The Human Rights Secretariat has confirmed that it has identified the body of Julio Rubén Cao, originally from Ramos Mejía, who was killed in combat on June 10, 1982. Cao volunteered for military service and was known as the “Teacher Soldier” (Maestro Soldado) as he had been a primary school teacher prior to the war.
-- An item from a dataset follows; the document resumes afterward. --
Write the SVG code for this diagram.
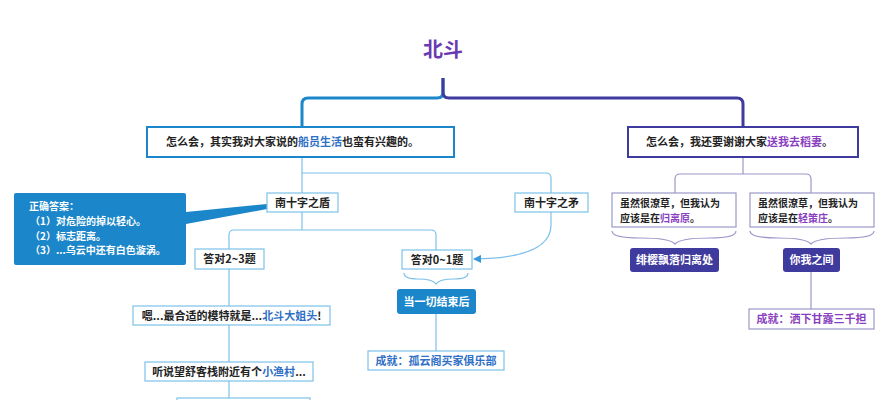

He also wrote a letter to his students while on the islands.

Cao was identified using DNA samples taken from the Argentine cemetery on the islands, as part of a humanitarian agreement.

Human Rights Secretary Claudio Avruj with Delmira Cao after the family was informed of the identification. (Credit Human Rights Secretariat)

Human Rights Secretary Claudio Avruj with Delmira Cao after the family was informed of the identification. (Credit Human Rights Secretariat)

 

Last week, the body of Mario Antonio Cisnero was also identified as part of the efforts of the secretariat, the Argentine Forensic Anthropology Team (EAAF) and a laboratory in Córdoba. Cisnero, originally from Catamarca province, died on June 9, 1982 and was buried in the Argentine cemetery on the islands in a grave with a headstone that said “Argentine soldier known only to God.”

Cisnero was the first unknown soldier to be identified since a historic trip in March of this year to the islands, which allowed families of unidentified soldiers killed during the Malvinas War to pay tribute to their loved ones. The families also placed nameplates on the graves, 36 years after the war’s end.

Efforts to identify the unknown soldiers buried on the islands will continue.